Os povos começam a despertar de acordo com os acontecimentos que têm ocorrido na Turquia e no Brasil, principalmente. As manifestações multiplicam-se um pouco por todo o mundo e as reivindicações acabam sempre, umas vezes mais frontalmente que outras, por esbarrar no paradigma económico dominante e vigente um pouco por todo o mundo. Se em Instambul um protesto contra a especulação imobiliária reflectida no empreendimento a ser efectuado na Praça Taksim acabou por arremessar outras questões de foro económico e social; no Brasil a exigência de uma redução no preço da tarifa de autocarro também inverteu a agenda política e conseguiu introduzir a temática dos serviços públicos e do investimento nos sectores da educação e saúde no discurso de Dilma. Mas se os cidadãos e cidadãs acordaram freneticamente, os regimes contra os quais se rebelaram nunca adormeceram. Pelo contrário, os seus mecanismos repressivos têm vindo a fortalecer-se. Na verdade, os dispositivos de segurança pública interna são os últimos bastiões de resistência da cúpula. As forças de segurança que deveriam primar pela defesa da lei são inúmeras vezes manietadas para oprimir e esmagar qualquer foco de instabilidade. Em vários países é possível assistir a uma tentativa de alterar as regras do jogo, deturpar a separação de poderes e criar um clima de perseguição em nome da ordem social.
No Brasil não passou incólume a hipotética aprovação do PEC 37 que inclusivamente foi adiada devido à voz das ruas. Uma proposta de emenda à Constituição brasileira que permitiria entregar o monopólio das investigações criminais à polícia, retirando qualquer poder ao Ministério Público nesse campo. Se juntarmos a este facto a violência das forças policiais nos confrontos com os manifestantes, tendo resultado em vários feridos e dois mortos até ao momento, verificamos o perigo que esta proposta poderá representar. A própria Dilma deixou impune a acção perpetrada pela polícia nas ruas na sua declaração ao país, atribuindo o ónus da culpa a uns poucos "vândalos".
A situação turca foi bastante mais visível e explícita. O recurso a torturas e detenções arbitrárias para não falar no uso de armas químicas alertou o mundo para os limites da democracia turca no ponto de vista de Erdogan. Para já as manifestações foram proibidas na Praça Taksim e as responsabilidades da escalada de tensão entre as forças envolvidas foram atribuídas à imprensa internacional e às redes sociais. O próprio primeiro-ministro turco já afirmou que tenciona censurar sites como o facebook e o twitter. Como sempre o papel de criminoso foi reservados para aqueles e aquelas que quiseram fazer valer o seu ponto de vista sobre a situação vivida no país.

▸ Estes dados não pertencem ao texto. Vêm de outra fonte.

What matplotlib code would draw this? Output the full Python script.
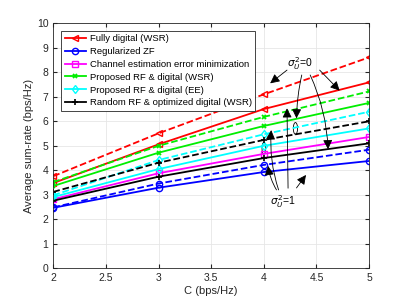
import numpy as np
import matplotlib
matplotlib.use('Agg')
import matplotlib.pyplot as plt
from matplotlib.patches import Ellipse

plt.rcParams['font.family'] = ['Liberation Sans', 'DejaVu Sans']
plt.rcParams['font.size'] = 7.5

C = [2, 3, 4, 5]

# solid lines: sigma_U^2 = 1, dashed lines: sigma_U^2 = 0
fully_digital = [3.48, 5.06, 6.50, 7.59]
fully_digital_0 = [3.76, 5.51, 7.10, 8.61]
reg_zf = [2.47, 3.29, 3.93, 4.38]
reg_zf_0 = [2.49, 3.46, 4.22, 4.84]
ch_est = [2.82, 3.88, 4.67, 5.36]
prop_wsr = [3.36, 4.72, 5.81, 6.75]
prop_wsr_0 = [3.52, 5.00, 6.18, 7.22]
prop_ee = [2.91, 4.05, 5.00, 5.71]
prop_ee_0 = [2.98, 4.42, 5.47, 6.39]
rand_rf = [2.76, 3.74, 4.50, 5.10]
rand_rf_0 = [3.12, 4.31, 5.24, 6.00]

labels = ['Fully digital (WSR)', 'Regularized ZF',
          'Channel estimation error minimization',
          'Proposed RF & digital (WSR)', 'Proposed RF & digital (EE)',
          'Random RF & optimized digital (WSR)']

fig = plt.figure(figsize=(4.08, 3.01), dpi=100)
ax = fig.add_axes([0.1307, 0.1086, 0.774, 0.814])

lw = 1.3
ms = 4.5
ax.plot(C, fully_digital, '-<', color='red', lw=lw, ms=ms, mfc='none', label=labels[0])
ax.plot(C, reg_zf, '-o', color='blue', lw=lw, ms=ms, mfc='none', label=labels[1])
ax.plot(C, ch_est, '-s', color='magenta', lw=lw, ms=ms, mfc='none', label=labels[2])
ax.plot(C, prop_wsr, '-x', color='#00ee00', lw=lw, ms=3.5, mew=1.3, label=labels[3])
ax.plot(C, prop_ee, '-d', color='cyan', lw=lw, ms=ms, mfc='none', label=labels[4])
ax.plot(C, rand_rf, '-+', color='black', lw=lw, ms=ms, mew=1.2, label=labels[5])

ax.plot(C, fully_digital_0, '--<', color='red', lw=lw, ms=ms, mfc='none')
ax.plot(C, reg_zf_0, '--o', color='blue', lw=lw, ms=ms, mfc='none')
ax.plot(C, prop_wsr_0, '--x', color='#00ee00', lw=lw, ms=3.5, mew=1.3)
ax.plot(C, prop_ee_0, '--d', color='cyan', lw=lw, ms=ms, mfc='none')
ax.plot(C, rand_rf_0, '--+', color='black', lw=lw, ms=ms, mew=1.2)

ax.set_xlim(2, 5)
ax.set_ylim(0, 10)
ax.set_xticks([2, 2.5, 3, 3.5, 4, 4.5, 5])
ax.set_xticklabels(['2', '2.5', '3', '3.5', '4', '4.5', '5'])
ax.set_yticks(range(0, 11))
ax.grid(True, color='#e6e6e6', lw=0.6)
ax.set_axisbelow(True)
ax.tick_params(direction='in', length=3, top=True, right=True, colors='#262626', labelsize=7.5)
for s in ax.spines.values():
    s.set_color('#262626')
    s.set_linewidth(0.6)
ax.set_xlabel('C (bps/Hz)', fontsize=8, color='#262626', labelpad=2)
ax.set_ylabel('Average sum-rate (bps/Hz)', fontsize=8, color='#262626', labelpad=2)

leg = ax.legend(loc='upper left', bbox_to_anchor=(0.025, 0.97), fontsize=6.8,
                handlelength=2.2, handletextpad=0.4, borderpad=0.4,
                labelspacing=0.4, fancybox=False, framealpha=1,
                edgecolor='#262626', borderaxespad=0)
leg.get_frame().set_linewidth(0.6)

aprops = dict(arrowstyle='-|>', color='black', lw=0.6, mutation_scale=14,
              shrinkA=0, shrinkB=0)

# sigma_U^2 = 0 annotations
ax.text(4.34, 8.35, r'$\sigma_U^2$=0', ha='center', va='center', fontsize=7.5)
ax.annotate('', xy=(4.06, 7.55), xytext=(4.22, 8.09), arrowprops=aprops)
ax.annotate('', xy=(4.72, 7.25), xytext=(4.53, 8.09), arrowprops=aprops)
ax.annotate('', xy=(4.31, 6.12), xytext=(4.36, 7.89),
            arrowprops=dict(aprops, connectionstyle='arc3,rad=0.05'))
ax.annotate('', xy=(4.61, 4.86), xytext=(4.44, 7.89),
            arrowprops=dict(aprops, connectionstyle='arc3,rad=-0.1'))

# sigma_U^2 = 1 annotations
ax.text(4.18, 2.72, r'$\sigma_U^2$=1', ha='center', va='center', fontsize=7.5)
ax.annotate('', xy=(4.07, 5.64), xytext=(4.14, 3.2),
            arrowprops=dict(aprops, connectionstyle='arc3,rad=-0.1'))
ax.annotate('', xy=(4.04, 4.18), xytext=(4.12, 3.2),
            arrowprops=dict(aprops, connectionstyle='arc3,rad=-0.1'))
ax.annotate('', xy=(4.22, 6.53), xytext=(4.23, 3.27), arrowprops=aprops)
ax.annotate('', xy=(4.40, 3.81), xytext=(4.31, 3.28), arrowprops=aprops)

# small ellipses marking the curve groups
ax.add_patch(Ellipse((4.30, 5.71), 0.04, 0.48, fill=False, lw=0.6, color='black'))
ax.add_patch(Ellipse((4.00, 4.90), 0.035, 0.48, fill=False, lw=0.6, color='black'))

fig.savefig('out.png', dpi=100)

Em terras portuguesas não devemos esmorecer com qualquer tentativa de desincentivar a exteriorização da nossa insatisfação. A maneira como a Troika e os seus capatazes chantageiam os cidadãos e cidadãs com o medo que é alimentado pela precarização laboral ou perda de direitos sociais e económicos ou com a ameaça de legislar de forma a condiciar as várias formas de luta deve, pelo contrário, trazer a população à rua. O Governo tem receio do que aí vem e providenciou o aumento da verba orçamental do Ministério da Administração Interna, as multas avultadas para a prática de graffitis ou a criação de uma comissão instaladora que em 2012 ficou responsável pela instalação de um Centro Nacional de Cibersegurança. Mas não é o povo que deve temê-lo, é o governo que deve temer-nos.